Scottish Labour reacted to its defeat in 2007 by burying its head in the sand, unable to countenance that it was losing control of heartlands it had taken for granted. This was augmented by other factors. One was that despite the creation of a Scottish Parliament, high-flyers continued to see Westminster as the place to pursue their career not Holyrood. The result was Labour Members of the Scottish Parliament were lacklustre. Secondly, in Glasgow and the West of Scotland Labour membership was always low because the party bureaucracy was right wing and distrusted members so did not encourage recruitment or new members.
The result was Scottish Labour sleepwalked into a cycle of decline.
Independence today
In 2017 the party did get a boost from the Corbyn wave, but it was less rooted in Scotland because Scottish Labour was so right wing it never mentioned Corbyn and because they ran a campaign aiming fire at Nicola Sturgeon, the SNP and the possibility of a second independence referendum.
Nonetheless Scottish Labour came third behind the SNP, who got 36.9 percent of the votes, and the Tories, who got 28.6 percent. Scottish Labour got 27.1 percent, winning just 9,860 extra votes.
In the European elections earlier this year things went from bad to worse as Scottish Labour came fifth with less than 10% of the vote – down from 26% in 2014.

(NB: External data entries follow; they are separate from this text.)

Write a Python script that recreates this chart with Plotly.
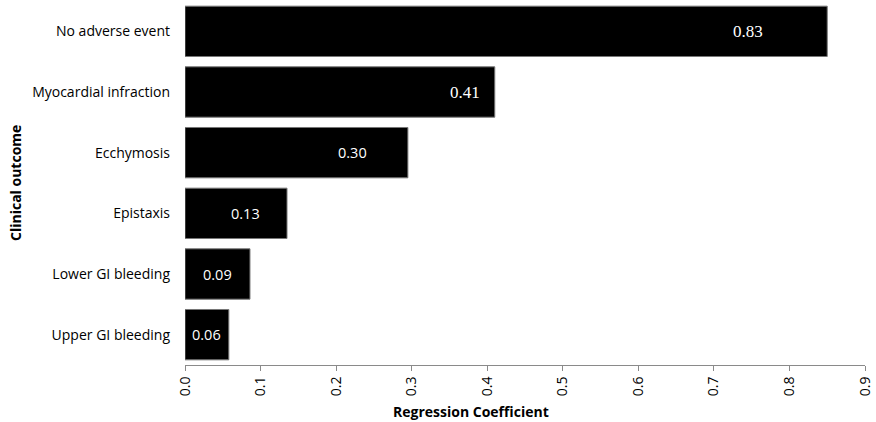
import plotly.graph_objects as go

categories = ["No adverse event", "Myocardial infraction", "Ecchymosis",
              "Epistaxis", "Lower GI bleeding", "Upper GI bleeding"]
values = [0.85, 0.41, 0.295, 0.135, 0.086, 0.058]
value_labels = ["0.83", "0.41", "0.30", "0.13", "0.09", "0.06"]
label_x = [0.745, 0.37, 0.222, 0.08, 0.043, 0.029]
label_serif = [True, True, False, False, False, False]
tick_vals = [0.0, 0.1, 0.2, 0.3, 0.4, 0.5, 0.6, 0.7, 0.8, 0.9]
tick_text = ["0.0", "0.1", "0.2", "0.3", "0.4", "0.5", "0.6", "0.7", "0.8", "0.9"]

L, R, T, B = 185, 11, 1, 57
W, H = 876, 422
PW, PH = W - L - R, H - T - B

fig = go.Figure()
fig.add_trace(go.Bar(
    x=values, y=categories, orientation="h",
    marker=dict(color="black", line=dict(color="#777777", width=1)),
    hoverinfo="x+y",
))

for c, lx, t, s in zip(categories, label_x, value_labels, label_serif):
    fnt = dict(family="Liberation Serif, Times New Roman, serif", size=17, color="white") if s else \
        dict(family="Open Sans", size=14.5, color="white")
    fig.add_annotation(x=lx, y=c, xref="x", yref="y", text=t, showarrow=False, font=fnt)

fig.add_annotation(x=(471 - L) / PW, y=-(411 - (H - B)) / PH, xref="paper", yref="paper",
                   text="<b>Regression Coefficient</b>", showarrow=False,
                   xanchor="center", yanchor="middle",
                   font=dict(family="Open Sans", size=14, color="black"))
fig.add_annotation(x=-(L - 15) / PW, y=0.5, xref="paper", yref="paper",
                   text="<b>Clinical outcome</b>", showarrow=False, textangle=-90,
                   xanchor="center", yanchor="middle",
                   font=dict(family="Open Sans", size=14, color="black"))

fig.update_layout(
    width=W, height=H,
    margin=dict(l=L, r=R, t=T, b=B, autoexpand=False),
    paper_bgcolor="white", plot_bgcolor="white",
    bargap=0.17,
    showlegend=False,
    font=dict(family="Open Sans", size=14, color="black"),
)

fig.update_xaxes(
    range=[0, 0.9], tickvals=tick_vals, ticktext=tick_text, tickangle=-90,
    showgrid=False, zeroline=False, showline=True, linecolor="#8a8a8a", linewidth=1,
    ticks="outside", ticklen=5, tickcolor="#8a8a8a", automargin=False,
    tickfont=dict(family="Open Sans", size=14, color="black"),
)
fig.update_yaxes(
    categoryorder="array", categoryarray=categories[::-1],
    showgrid=False, zeroline=False, showline=False, ticks="",
    ticklabelstandoff=14, automargin=False,
    tickfont=dict(family="Open Sans", size=14, color="black"),
)

fig.write_html("out.html", config={"displayModeBar": False},
               post_script="document.body.style.margin='0';document.body.style.padding='0';")
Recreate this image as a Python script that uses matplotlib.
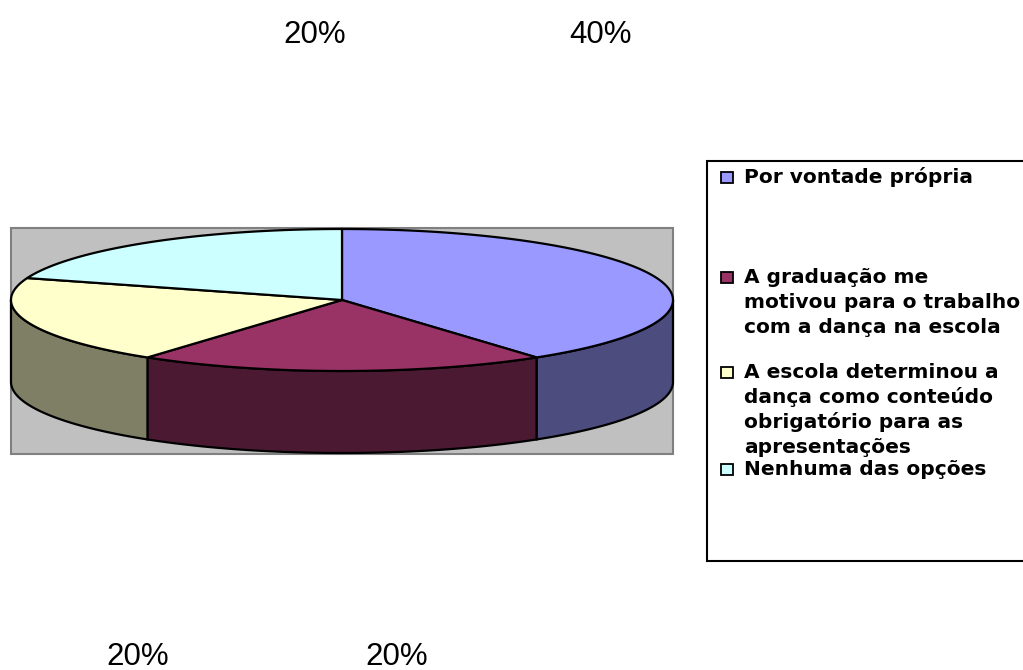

Polls suggest that in the forthcoming UK general election Scottish Labour will struggle to hold seats.
The party is bitterly divided between a Blairite wing and those loyal to the left-wing leader, Richard Leonard – but he is no Corbyn. He comes across as the GMB trade union official he was, he does not shine, and he tends to focus still on attacking the SNP and a second independence referendum.
That allows the SNP to maintain its hold, increasingly in working-class areas of Central Scotland – a drastic shift from pre-2014 when its heartlands were seen in the largely rural North East.
As the UK approaches a general election – which the SNP are pressing for unlike the other opposition parties and the right of the Labour Party – the possibility of a Johnson government being returned would set the stage for Scotland to rush for the exit. Support for independence has grown and is around, or over, 50 percent.
The big question is how to respond if a Johnson government vetoes a second independence referendum. The Scottish Parliament has voted to hold one and if the SNP secures a bigger majority of Westminster seats there is a mandate to hold one. In my opinion a referendum must go ahead but we will require a mass movement not just to deliver that but to counter the British state.
If Corbyn were to get into Downing Street, he has said he will agree to a referendum (to the anguish of Scottish Labour) but has indicated he would wait a year or two. The mass pro-independence movement needs to ensure there is no such delay.
Finally, it is important to remind ourselves that in 2014 the vote for independence grew the further down the social and income ladder you climbed. Last Saturday the marchers were dressed differently but it had the flavour of the marches in support of the Upper Clyde Shipbuilders work-in in 1971, in support of the miners in 1984, against the Poll Tax in 1989 or 14 years later that against the Iraq War.